# Wish I Had time to fish. Do you know what this is?



## JTM (Jun 30, 2018)




----------



## milkman (Jun 30, 2018)

Poplar


----------



## JTM (Jul 1, 2018)

It’s a Catalpa tree. We call the Catawba. The caterpillars have pretty much eaten all the leaves. Those caterpillars make the best fish bait.


----------



## milkman (Jul 1, 2018)

I blowed it up, you're right not poplar.


----------



## stillhunter (Jul 2, 2018)

I've heard you can freeze the worms in a bag and they come back alive when they are thawed out.


----------



## JTM (Jul 2, 2018)

stillhunter said:


> I've heard you can freeze the worms in a bag and they come back alive when they are thawed out.

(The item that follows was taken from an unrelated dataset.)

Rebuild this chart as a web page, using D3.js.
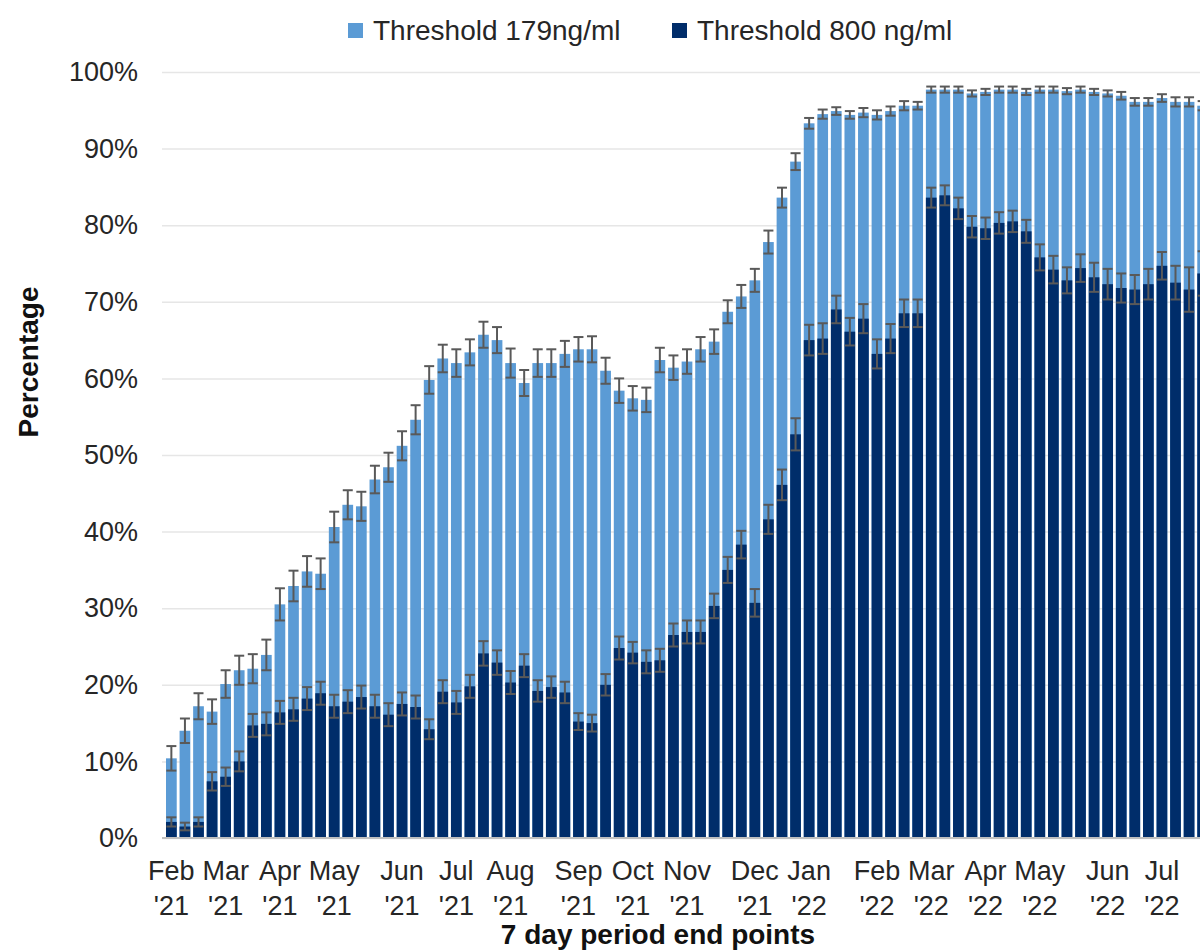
<!DOCTYPE html>
<html>
<head>
<meta charset="utf-8">
<script src="https://cdn.jsdelivr.net/npm/d3@7"></script>
<style>
  body { margin: 0; background: #fff; }
  svg { display: block; font-family: "Liberation Sans", Arial, sans-serif; }
</style>
</head>
<body>
<svg id="chart" width="1200" height="951"></svg>
<script>
// series values (%), one per 7 day period
var low179 = [10.4, 14.0, 17.2, 16.5, 20.1, 21.9, 22.1, 23.9, 30.5, 32.9,
              34.8, 34.5, 40.6, 43.5, 43.3, 46.8, 48.4, 51.2, 54.6, 59.8,
              62.6, 62.0, 63.4, 65.7, 65.0, 62.0, 59.4, 62.0, 62.0, 63.2,
              63.8, 63.8, 61.0, 58.4, 57.4, 57.2, 62.4, 61.4, 62.2, 63.8,
              64.8, 68.7, 70.7, 72.8, 77.8, 83.6, 88.3, 93.3, 94.5, 94.9,
              94.4, 94.7, 94.4, 94.9, 95.6, 95.6, 97.7, 97.7, 97.7, 97.2,
              97.4, 97.7, 97.7, 97.4, 97.7, 97.7, 97.5, 97.7, 97.4, 97.2,
              96.9, 96.1, 96.1, 96.6, 96.1, 96.1, 95.6];
var low179Err = [1.6, 1.6, 1.7, 1.6, 1.8, 1.9, 1.9, 2.0, 2.1, 2.0,
                 2.0, 2.0, 2.0, 1.9, 1.9, 1.8, 1.9, 1.9, 1.9, 1.8,
                 1.8, 1.8, 1.7, 1.7, 1.7, 1.9, 1.7, 1.8, 1.8, 1.7,
                 1.6, 1.7, 1.7, 1.6, 1.6, 1.6, 1.6, 1.6, 1.6, 1.6,
                 1.6, 1.5, 1.5, 1.5, 1.5, 1.3, 1.1, 0.7, 0.6, 0.5,
                 0.5, 0.6, 0.6, 0.6, 0.6, 0.5, 0.4, 0.4, 0.4, 0.4,
                 0.4, 0.4, 0.4, 0.4, 0.4, 0.4, 0.4, 0.4, 0.4, 0.4,
                 0.5, 0.5, 0.5, 0.5, 0.6, 0.6, 0.6];
var high800 = [2.1, 1.5, 2.1, 7.4, 8.0, 10.0, 14.7, 14.9, 16.4, 16.8,
               18.2, 18.9, 17.2, 17.8, 18.4, 17.2, 16.1, 17.5, 17.1, 14.2,
               19.1, 17.7, 19.8, 24.1, 22.9, 20.3, 22.5, 19.2, 19.7, 19.0,
               15.2, 15.0, 20.0, 24.8, 24.2, 23.0, 23.2, 26.5, 26.9, 26.9,
               30.3, 35.0, 38.3, 30.7, 41.6, 46.1, 52.7, 65.0, 65.2, 69.0,
               66.1, 67.8, 63.2, 65.2, 68.5, 68.5, 83.6, 83.9, 82.2, 79.8,
               79.6, 80.3, 80.5, 79.2, 75.8, 74.2, 72.8, 74.4, 73.2, 72.3,
               71.8, 71.6, 72.3, 74.7, 72.5, 71.6, 73.7];
var high800Err = [0.6, 0.5, 0.6, 1.2, 1.2, 1.3, 1.5, 1.5, 1.5, 1.5,
                  1.5, 1.5, 1.5, 1.5, 1.5, 1.5, 1.5, 1.5, 1.5, 1.3,
                  1.5, 1.5, 1.5, 1.6, 1.6, 1.5, 1.5, 1.4, 1.4, 1.4,
                  1.1, 1.1, 1.4, 1.5, 1.4, 1.5, 1.5, 1.5, 1.5, 1.5,
                  1.6, 1.7, 1.8, 1.8, 1.9, 2.0, 2.1, 2.0, 2.0, 1.8,
                  1.8, 1.9, 1.9, 1.9, 1.8, 1.8, 1.3, 1.3, 1.4, 1.4,
                  1.4, 1.4, 1.4, 1.5, 1.7, 1.8, 1.7, 1.8, 1.9, 2.0,
                  1.9, 1.9, 2.0, 1.8, 2.2, 2.9, 2.9];

// x tick labels (first period of each month)
var tickIdx = [0, 4, 8, 12, 17, 21, 25, 30, 34, 38, 43, 47, 52, 56, 60, 64, 69, 73];
var tickLabels = ["Feb '21", "Mar '21", "Apr '21", "May '21", "Jun '21", "Jul '21",
                  "Aug '21", "Sep '21", "Oct '21", "Nov '21", "Dec '21", "Jan '22",
                  "Feb '22", "Mar '22", "Apr '22", "May '22", "Jun '22", "Jul '22"];
var seriesNames = ["Threshold 179ng/ml", "Threshold 800 ng/ml"];
var seriesColors = ["#5b9bd5", "#002d6a"];

var periods = low179.map(function(d, i) { return i; });

var svg = d3.select("#chart");
var plotLeft = 162, plotTop = 72, plotBottom = 838, plotRight = 1212;

var x = d3.scaleBand()
    .domain(periods)
    .range([plotLeft, plotRight])
    .paddingInner(0.21)
    .paddingOuter(0.295);
var y = d3.scaleLinear()
    .domain([0, 100])
    .range([plotBottom, plotTop]);

// gridlines
svg.append("g")
    .attr("transform", "translate(" + plotLeft + ",0)")
    .call(d3.axisLeft(y).ticks(10).tickSize(-(1200 - plotLeft)).tickFormat(""))
    .call(function(g) {
      g.select(".domain").remove();
      g.selectAll("line").attr("stroke", "#e6e6e6").attr("stroke-width", 1.5);
    });

// y labels
svg.append("g")
    .attr("transform", "translate(138,0)")
    .call(d3.axisLeft(y).ticks(10).tickSize(0).tickPadding(0)
          .tickFormat(function(d) { return d + "%"; }))
    .call(function(g) {
      g.select(".domain").remove();
      g.selectAll("text")
        .attr("font-size", 27)
        .attr("font-family", "Liberation Sans, Arial, sans-serif")
        .attr("fill", "#262626");
    });

function drawSeries(vals, errs, color) {
  svg.append("g").selectAll("rect")
      .data(vals)
    .enter().append("rect")
      .attr("x", function(d, i) { return x(i); })
      .attr("width", x.bandwidth())
      .attr("y", function(d) { return y(d); })
      .attr("height", function(d) { return plotBottom - y(d); })
      .attr("fill", color);

  var eb = svg.append("g")
      .attr("stroke", "#595959")
      .attr("stroke-width", 2)
      .selectAll("g")
      .data(vals)
    .enter().append("g");
  var cx = function(d, i) { return x(i) + x.bandwidth() / 2; };
  eb.append("line")
      .attr("x1", cx).attr("x2", cx)
      .attr("y1", function(d, i) { return y(d - errs[i]); })
      .attr("y2", function(d, i) { return y(d + errs[i]); });
  eb.append("line")
      .attr("x1", function(d, i) { return cx(d, i) - 5; })
      .attr("x2", function(d, i) { return cx(d, i) + 5; })
      .attr("y1", function(d, i) { return y(d + errs[i]); })
      .attr("y2", function(d, i) { return y(d + errs[i]); });
  eb.append("line")
      .attr("x1", function(d, i) { return cx(d, i) - 5; })
      .attr("x2", function(d, i) { return cx(d, i) + 5; })
      .attr("y1", function(d, i) { return y(d - errs[i]); })
      .attr("y2", function(d, i) { return y(d - errs[i]); });
}

drawSeries(low179, low179Err, seriesColors[0]);
drawSeries(high800, high800Err, seriesColors[1]);

// baseline
svg.append("line")
    .attr("x1", plotLeft).attr("x2", 1200)
    .attr("y1", y(0)).attr("y2", y(0))
    .attr("stroke", "#bfbfbf").attr("stroke-width", 2);

// x axis, two line labels
var xAxis = svg.append("g")
    .attr("transform", "translate(0," + plotBottom + ")")
    .call(d3.axisBottom(x).tickValues(tickIdx).tickSize(0).tickFormat(""));
xAxis.select(".domain").remove();
xAxis.selectAll(".tick text").remove();
xAxis.selectAll(".tick").each(function(d) {
  var parts = tickLabels[tickIdx.indexOf(d)].split(" ");
  var t = d3.select(this).append("text")
      .attr("text-anchor", "middle")
      .attr("font-size", 27)
      .attr("fill", "#262626");
  t.append("tspan").attr("x", 0).attr("y", 42).text(parts[0]);
  t.append("tspan").attr("x", 0).attr("y", 77).text(parts[1]);
});

// axis titles
svg.append("text")
    .attr("x", 658).attr("y", 944)
    .attr("text-anchor", "middle")
    .attr("font-size", 28).attr("font-weight", "bold")
    .attr("fill", "#111")
    .text("7 day period end points");
svg.append("text")
    .attr("transform", "translate(38,362) rotate(-90)")
    .attr("text-anchor", "middle")
    .attr("font-size", 28).attr("font-weight", "bold")
    .attr("fill", "#111")
    .text("Percentage");

// legend
var legendX = [348, 672];
var legend = svg.append("g").selectAll("g")
    .data(seriesNames)
  .enter().append("g")
    .attr("transform", function(d, i) { return "translate(" + legendX[i] + ",23)"; });
legend.append("rect")
    .attr("width", 15).attr("height", 15)
    .attr("fill", function(d, i) { return seriesColors[i]; });
legend.append("text")
    .attr("x", 25).attr("y", 17)
    .attr("font-size", 28)
    .attr("fill", "#262626")
    .text(function(d) { return d; });
</script>
</body>
</html>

We used to freeze them with water. They were pretty dead when we thawed them out but still good bait.


----------



## Little Al (Jul 3, 2018)

Are these caterpillars one of the breeds that contain toxins? Survival trick from birds etc.Have no idea the effect on humans if you're eating the fish using them as bait


----------



## alleyyooper (Jul 10, 2018)

If the Fish just ate the worm as bait it would have no time to get in the flesh. So what is the problem/fear?

 Al


----------



## Huskybill (Jul 16, 2018)

I only use lures for fishing.


----------



## Beetlejuice (Jul 16, 2018)

That's a tree. Fishing? Who has time?


----------